Perhaps the record’s most disarming moment, this is a ballad of yearning wrapped in iron and steel. The lyrics lean on metaphor but never fall into pretension, and the interplay between human and mechanical voices evokes a kind of tragic ballet of inanimate romance, conceptually audacious and alluringly moving. Elsewhere, the album ranges from the bruising to the spectral. Jazz bassist Chris Laurence brings a haunted resonance to some of the more introspective cuts, grounding the more abstract passages with organic warmth. At times, the music threatens to collapse under its weight, but just when the atmosphere grows too oppressive, a melodic fragment or rhythmic lurch will jolt you back to attention.

The sense of restraint on Crooked Wing wasn’t as prevalent in the band's earlier work. It’s a record of echoes and ghosts in the machine whispering over ancient instruments. The duo metaphorically treks along ley lines of forgotten civilisations on “Wild Fields”, digs at the sublimated historical sediment of “The Old World”, and twists in the sky on the title track. The falsetto voice reappears in the closing song, “Return,” which sees their sermon fade, and you feel you’ve journeyed through something healing. A peace descends.
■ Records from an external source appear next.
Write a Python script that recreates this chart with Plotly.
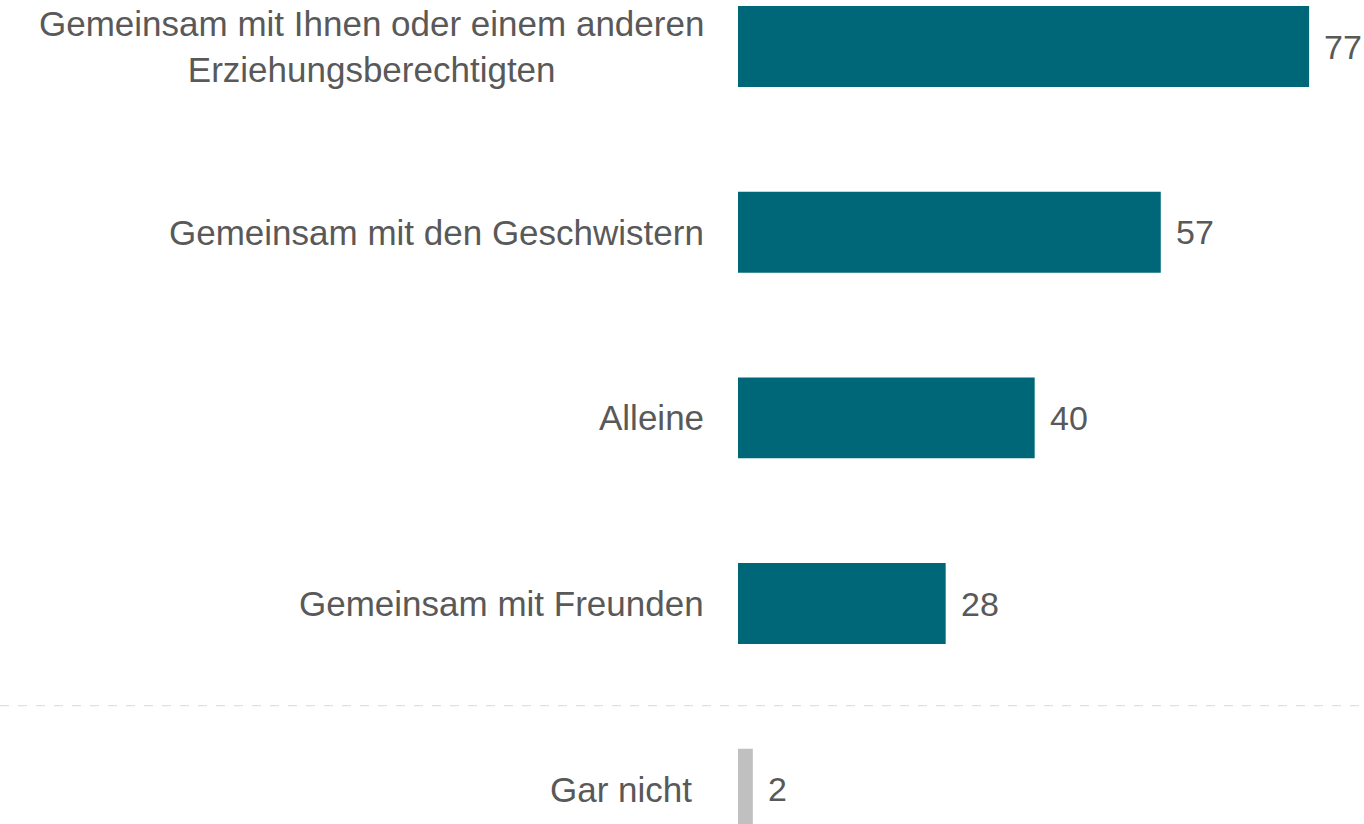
import plotly.graph_objects as go

categories = [
    "Gemeinsam mit Ihnen oder einem anderen<br>Erziehungsberechtigten",
    "Gemeinsam mit den Geschwistern",
    "Alleine",
    "Gemeinsam mit Freunden",
    "Gar nicht",
]
values = [77, 57, 40, 28, 2]
bar_colors = ["#006778", "#006778", "#006778", "#006778", "#C0C0C0"]
label_shift = [-32, -32, -32, -32, -44]

TEXT = "#595959"
FONT = "Liberation Sans, Arial, sans-serif"

ypos = list(range(len(categories)))

fig = go.Figure()
fig.add_trace(go.Bar(
    x=values, y=ypos, orientation="h",
    marker=dict(color=bar_colors, line=dict(width=0)),
    width=0.436, hoverinfo="skip",
))

annotations = []
for i, (c, v) in enumerate(zip(categories, values)):
    annotations.append(dict(
        x=0, y=i, xref="x", yref="y", text=c, showarrow=False,
        xanchor="right", yanchor="middle", align="center", xshift=label_shift[i],
        font=dict(family=FONT, size=35, color=TEXT),
    ))
    annotations.append(dict(
        x=v, y=i, xref="x", yref="y", text=str(v), showarrow=False,
        xanchor="left", yanchor="middle", xshift=13,
        font=dict(family=FONT, size=34, color=TEXT),
    ))

fig.update_layout(
    width=1364, height=824,
    margin=dict(l=738, r=0, t=0, b=0),
    paper_bgcolor="white", plot_bgcolor="white",
    showlegend=False,
    xaxis=dict(range=[0, 84.4], visible=False, fixedrange=True),
    yaxis=dict(range=[4.187, -0.2504], visible=False, fixedrange=True),
    annotations=annotations,
    shapes=[dict(
        type="line", xref="paper", yref="y", x0=-738/626, x1=1,
        y0=3.55, y1=3.55,
        line=dict(color="#D9D9D9", width=1, dash="dash"),
    )],
)

fig.write_html(
    "out.html",
    config={"displayModeBar": False},
    post_script="document.body.style.margin='0';document.body.style.overflow='hidden';",
)
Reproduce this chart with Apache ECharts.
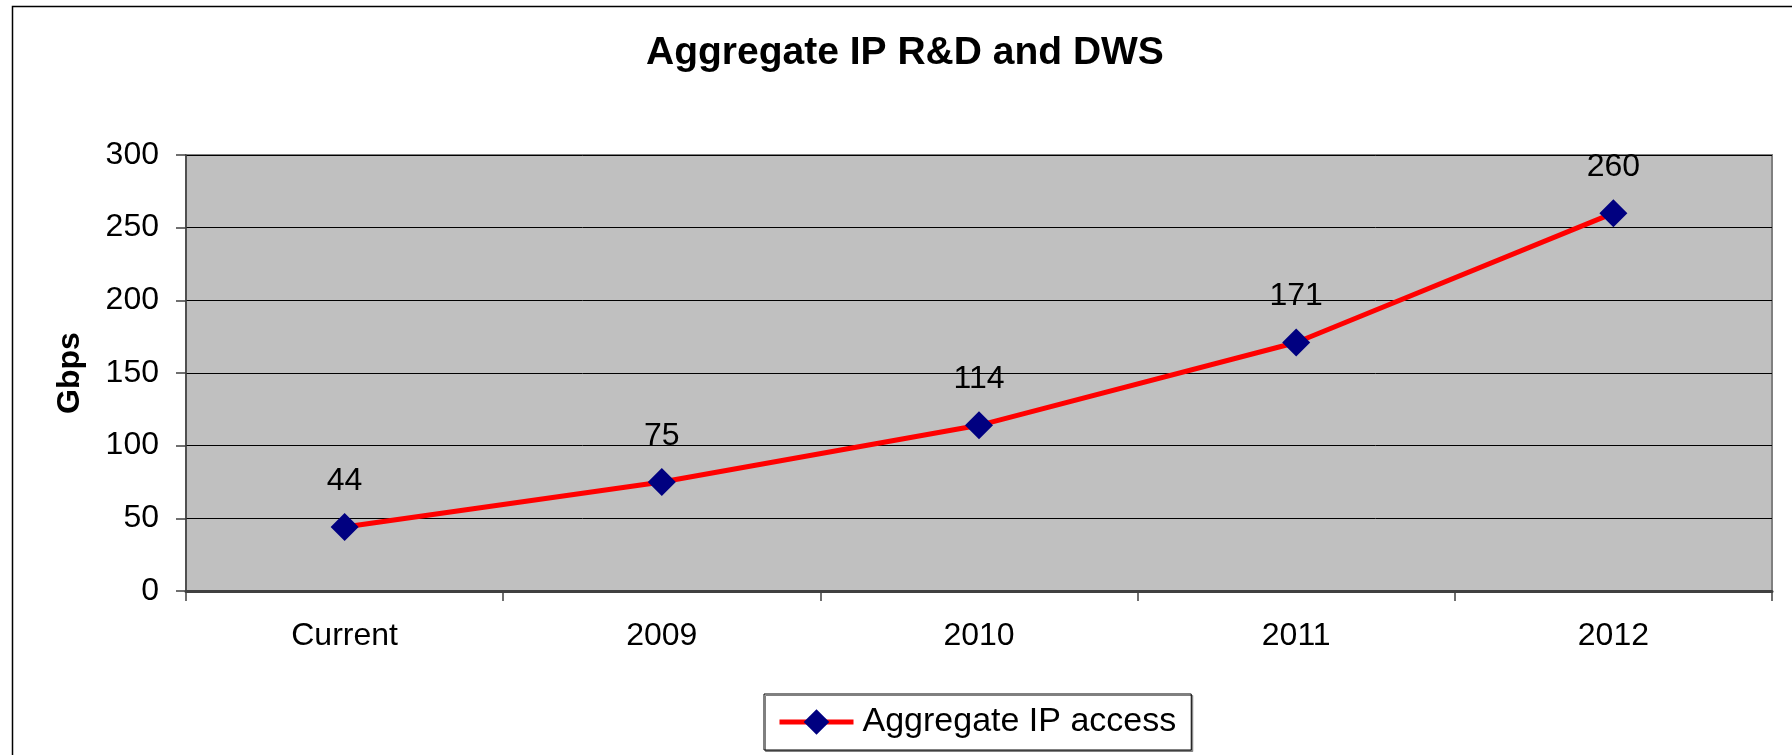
<!DOCTYPE html>
<html>
<head>
<meta charset="utf-8">
<script src="https://cdn.jsdelivr.net/npm/echarts@6/dist/echarts.min.js"></script>
<style>
html,body{margin:0;padding:0;background:#fff;}
#chart{width:1792px;height:755px;}
</style>
</head>
<body>
<div id="chart"></div>
<script>
const categories = ['Current', '2009', '2010', '2011', '2012'];
const aggregateIPAccess = [44, 75, 114, 171, 260];
const seriesName = 'Aggregate IP access';
const chartTitle = 'Aggregate IP R&D and DWS';
const yAxisName = 'Gbps';
const yMin = 0, yMax = 300, yStep = 50;

const FONT = '"Liberation Sans", Arial, sans-serif';
const chart = echarts.init(document.getElementById('chart'), null, {renderer: 'canvas'});
chart.setOption({
  backgroundColor: '#ffffff',
  animation: false,
  textStyle: {fontFamily: FONT, color: '#000'},
  graphic: [{
    type: 'rect',
    left: 10, top: 4,
    shape: {width: 1820, height: 800},
    style: {fill: 'none', stroke: '#000', lineWidth: 1.5},
    z: -10
  }],
  title: {
    text: chartTitle,
    left: 646, top: 34,
    padding: 0,
    textStyle: {fontFamily: FONT, fontSize: 39, fontWeight: 'bold', color: '#000'}
  },
  legend: {
    left: 764, top: 694,
    padding: [11, 15, 11, 13],
    backgroundColor: '#fff',
    borderColor: '#000',
    borderWidth: 1,
    shadowColor: '#808080',
    shadowOffsetX: 1.5,
    shadowOffsetY: 1.5,
    shadowBlur: 0,
    itemWidth: 74,
    itemHeight: 32,
    textStyle: {fontFamily: FONT, fontSize: 34, color: '#000', padding: [0, 0, 0, 4]},
    data: [{
      name: seriesName,
      itemStyle: {color: '#000080'},
      lineStyle: {color: '#FF0000', width: 5}
    }]
  },
  grid: {
    left: 186, right: 20, top: 155, bottom: 164,
    show: true,
    backgroundColor: '#C0C0C0',
    borderColor: '#808080',
    borderWidth: 2
  },
  xAxis: {
    type: 'category',
    data: categories,
    boundaryGap: true,
    axisLine: {show: true, lineStyle: {color: '#404040', width: 3}},
    axisTick: {show: true, length: 10, lineStyle: {color: '#404040', width: 1.5}},
    axisLabel: {fontFamily: FONT, fontSize: 32, color: '#000', margin: 29},
    splitLine: {show: false}
  },
  yAxis: {
    type: 'value',
    min: yMin, max: yMax, interval: yStep,
    name: yAxisName,
    nameLocation: 'middle',
    nameRotate: 90,
    nameGap: 100,
    nameTextStyle: {fontFamily: FONT, fontSize: 32, fontWeight: 'bold', color: '#000'},
    axisLine: {show: true, lineStyle: {color: '#404040', width: 1.5}},
    axisTick: {show: true, length: 10, lineStyle: {color: '#404040', width: 1.5}},
    axisLabel: {fontFamily: FONT, fontSize: 32, color: '#000', margin: 27},
    splitLine: {show: true, lineStyle: {color: '#000', width: 1}}
  },
  series: [{
    name: seriesName,
    type: 'line',
    data: aggregateIPAccess,
    symbol: 'diamond',
    symbolSize: 28,
    showAllSymbol: true,
    lineStyle: {color: '#FF0000', width: 5},
    itemStyle: {color: '#000080'},
    label: {
      show: true, position: 'top', distance: 16,
      fontFamily: FONT, fontSize: 32, color: '#000'
    }
  }]
});
</script>
</body>
</html>
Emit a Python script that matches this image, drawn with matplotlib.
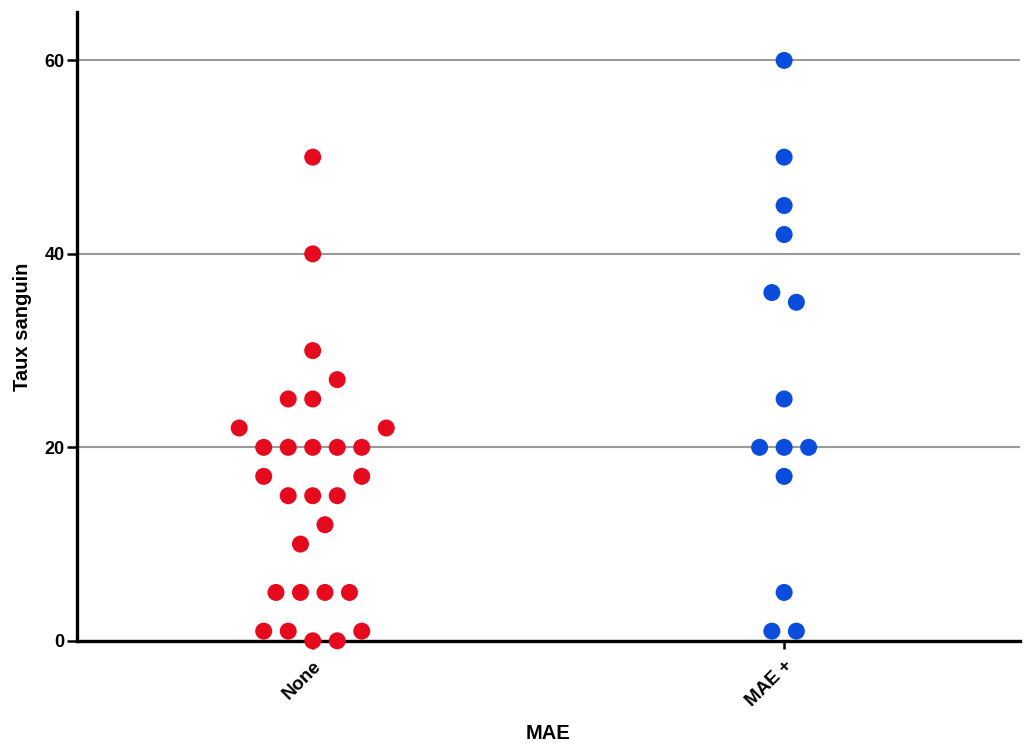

That said, while Crooked Wing finds These New Puritans at their most refined and fractured, the album won’t be for everyone. Its refusal to deliver easy pleasures might leave some cold. And for all its inventiveness, there are moments where the almost academic precision threatens to override the emotional core. Yet, it’s exactly what it feels like, a requiem for the mechanical age, a love song to decay, and a stark reminder of the beauty that can be found in the shadow of ruins.